I believe there are two reasons for this. One is that developing countries, having gained a foothold in funding their own priorities, are showing stronger results when they are in the driver’s seat. Second, the tough economic times have caused several developing countries to internally face up to a key question: What do we do if our traditional donors no longer support our health programs?

Given the difficult economic climate, there is little margin for error. Donor-supported programs have to yield results. This could very well speed up country ownership of health programs.

This model of aid is predicated upon the principle that countries know what works best for them.  It works when country governments develop clear visions, priorities, and plans with the full engagement of civil society.  And then, with donors like the US government, work out transparent ways to efficiently spend aid dollars and tie them to producing results.

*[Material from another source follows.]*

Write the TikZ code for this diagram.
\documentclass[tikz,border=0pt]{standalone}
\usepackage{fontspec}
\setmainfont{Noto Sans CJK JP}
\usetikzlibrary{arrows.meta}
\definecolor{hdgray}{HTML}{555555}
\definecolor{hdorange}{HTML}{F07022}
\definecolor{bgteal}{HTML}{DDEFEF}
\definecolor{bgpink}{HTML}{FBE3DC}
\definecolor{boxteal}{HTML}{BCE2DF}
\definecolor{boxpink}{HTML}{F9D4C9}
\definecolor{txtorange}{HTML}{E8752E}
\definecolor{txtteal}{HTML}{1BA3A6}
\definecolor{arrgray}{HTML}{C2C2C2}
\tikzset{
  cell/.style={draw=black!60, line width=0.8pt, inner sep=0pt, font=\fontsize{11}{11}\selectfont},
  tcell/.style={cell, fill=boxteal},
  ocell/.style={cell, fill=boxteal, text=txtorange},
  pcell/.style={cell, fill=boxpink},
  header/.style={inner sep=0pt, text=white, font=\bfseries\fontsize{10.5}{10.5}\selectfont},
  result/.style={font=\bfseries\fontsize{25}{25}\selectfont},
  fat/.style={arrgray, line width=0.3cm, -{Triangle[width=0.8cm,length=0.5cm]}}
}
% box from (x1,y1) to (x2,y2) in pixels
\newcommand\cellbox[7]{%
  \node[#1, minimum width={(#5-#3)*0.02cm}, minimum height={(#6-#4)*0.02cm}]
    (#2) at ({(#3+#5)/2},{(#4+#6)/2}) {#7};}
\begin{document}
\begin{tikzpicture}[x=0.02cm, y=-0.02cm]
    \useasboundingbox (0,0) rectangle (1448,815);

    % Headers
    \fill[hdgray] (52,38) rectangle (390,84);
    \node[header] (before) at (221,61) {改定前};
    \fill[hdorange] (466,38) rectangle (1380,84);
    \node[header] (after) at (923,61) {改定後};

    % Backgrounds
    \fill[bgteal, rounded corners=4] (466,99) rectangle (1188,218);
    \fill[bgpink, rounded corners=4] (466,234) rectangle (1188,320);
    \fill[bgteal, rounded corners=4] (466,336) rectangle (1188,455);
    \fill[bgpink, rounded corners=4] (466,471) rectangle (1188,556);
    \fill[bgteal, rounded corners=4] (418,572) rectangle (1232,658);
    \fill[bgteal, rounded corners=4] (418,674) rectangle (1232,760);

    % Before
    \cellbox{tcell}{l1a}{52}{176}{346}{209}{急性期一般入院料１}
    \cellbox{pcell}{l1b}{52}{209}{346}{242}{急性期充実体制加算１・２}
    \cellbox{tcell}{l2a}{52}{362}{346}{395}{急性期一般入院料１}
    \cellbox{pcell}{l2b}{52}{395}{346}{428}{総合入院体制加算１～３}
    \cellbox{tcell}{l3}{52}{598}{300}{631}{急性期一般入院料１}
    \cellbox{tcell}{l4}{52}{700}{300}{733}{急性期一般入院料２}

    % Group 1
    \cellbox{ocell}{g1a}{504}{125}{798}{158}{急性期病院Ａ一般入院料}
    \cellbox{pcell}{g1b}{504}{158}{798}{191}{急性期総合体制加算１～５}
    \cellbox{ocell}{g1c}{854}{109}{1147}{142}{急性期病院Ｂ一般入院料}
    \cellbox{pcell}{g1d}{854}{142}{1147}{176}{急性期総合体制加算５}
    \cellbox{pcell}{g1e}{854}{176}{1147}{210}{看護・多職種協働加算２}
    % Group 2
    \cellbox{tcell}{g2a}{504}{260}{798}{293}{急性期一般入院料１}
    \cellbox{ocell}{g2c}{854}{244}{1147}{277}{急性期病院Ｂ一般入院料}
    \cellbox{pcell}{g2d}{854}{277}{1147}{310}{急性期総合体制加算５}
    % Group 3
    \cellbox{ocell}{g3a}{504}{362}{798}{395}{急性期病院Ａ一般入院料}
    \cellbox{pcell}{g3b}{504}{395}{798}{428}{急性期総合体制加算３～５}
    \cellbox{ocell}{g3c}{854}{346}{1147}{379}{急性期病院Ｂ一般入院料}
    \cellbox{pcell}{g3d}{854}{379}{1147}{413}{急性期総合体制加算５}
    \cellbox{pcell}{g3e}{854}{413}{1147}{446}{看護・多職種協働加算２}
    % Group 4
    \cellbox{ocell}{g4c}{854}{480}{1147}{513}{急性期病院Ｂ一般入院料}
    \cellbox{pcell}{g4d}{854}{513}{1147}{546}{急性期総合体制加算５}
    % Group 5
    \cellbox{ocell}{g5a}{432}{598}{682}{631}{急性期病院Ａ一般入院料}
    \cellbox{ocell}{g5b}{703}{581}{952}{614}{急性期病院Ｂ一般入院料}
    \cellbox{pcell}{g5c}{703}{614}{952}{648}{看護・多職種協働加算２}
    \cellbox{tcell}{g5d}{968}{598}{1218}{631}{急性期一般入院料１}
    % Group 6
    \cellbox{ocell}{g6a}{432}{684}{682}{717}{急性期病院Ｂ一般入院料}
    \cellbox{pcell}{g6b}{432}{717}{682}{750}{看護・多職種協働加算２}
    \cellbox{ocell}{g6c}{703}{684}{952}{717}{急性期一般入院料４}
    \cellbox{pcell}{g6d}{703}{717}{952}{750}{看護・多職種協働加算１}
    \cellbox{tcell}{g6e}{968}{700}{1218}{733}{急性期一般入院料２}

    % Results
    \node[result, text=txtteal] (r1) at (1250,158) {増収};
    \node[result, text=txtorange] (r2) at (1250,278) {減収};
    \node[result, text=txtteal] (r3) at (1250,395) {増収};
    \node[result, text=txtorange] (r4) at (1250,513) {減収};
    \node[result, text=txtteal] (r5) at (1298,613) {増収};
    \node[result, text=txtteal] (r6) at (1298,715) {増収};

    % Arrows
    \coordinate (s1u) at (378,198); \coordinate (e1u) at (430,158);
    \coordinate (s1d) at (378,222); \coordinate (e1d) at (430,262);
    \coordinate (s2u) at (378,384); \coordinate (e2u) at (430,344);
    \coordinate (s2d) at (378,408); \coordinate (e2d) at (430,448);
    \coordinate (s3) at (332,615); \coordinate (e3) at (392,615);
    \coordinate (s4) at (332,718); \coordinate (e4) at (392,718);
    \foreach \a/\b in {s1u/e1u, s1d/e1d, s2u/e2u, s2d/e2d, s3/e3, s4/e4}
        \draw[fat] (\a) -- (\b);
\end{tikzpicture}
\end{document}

Some naysayers say that this approach won’t work because of corruption. But many developing and developed countries have gotten serious about corruption, openly announcing transgressions and then aggressively seeking repayment and charges against those who stole. 

The focus should be on results. Here are some examples of how proven approaches to country ownership have been successful in ways that policymakers only dreamed of in years past:

-A 30 percent decline in child mortality over the last five years in Ethiopia, according to the recent 2011 Demographic and Health Survey. This occurred because the country’s Health Minister, Tedros Adhanom Ghebreyesus, had a bold vision of educating 30,000 health extension workers, doubling the health care workforce in Ethiopia, and donors supported this vision.

-A 50 percent reduction in the number of children dying in the national children’s hospital in Freetown, Sierra Leone one year following the introduction of free health care for pregnant women, breast-feeding mothers and children under five. This initiative, which was pushed by President Ernest Bai Koroma despite the objections of some donors, also has cut back on the number of malaria cases, with the number of children receiving treatment for malaria tripling in the last year.

-The scale-up of community-based health insurance to cover roughly 85 percent of the population in Rwanda. The government, in just two years, built a safety net for nearly the entire population in a country that less than two decades ago experienced the horror of genocide that killed more than 800,000 people.

The Ministerial Leadership Initiative for Global Health, which has worked with ministries of health in Ethiopia, Mali, Nepal, Sierra Leone, and Senegal, recently held a roundtable that drew several senior officials from the US government, including USAID Administrator Rajiv Shah. Shah challenged those around the table to find ways to accelerate country ownership while making sure that all development assistance is used efficiently and appropriately. But he left no doubt that country ownership was the wave of the future.

We need to encourage members of Congress that this is the way ahead. We need to see developing countries as not just recipients of aid but truly as partners where, together, USAID and other donors can strengthen each country’s government to be responsible stewards of the health of their citizens. Several African countries, including South Africa, Botswana, and Nigeria, have announced recently that they will pay for more of their health programs, shouldering more of the financial burden.

With proper safeguards in the spending of funds, the country ownership movement will use U.S. global health dollars more efficiently and have greater value for money. The bottom line is that in order to accelerate progress and achieve lasting results we need countries to set the priorities and then follow their lead.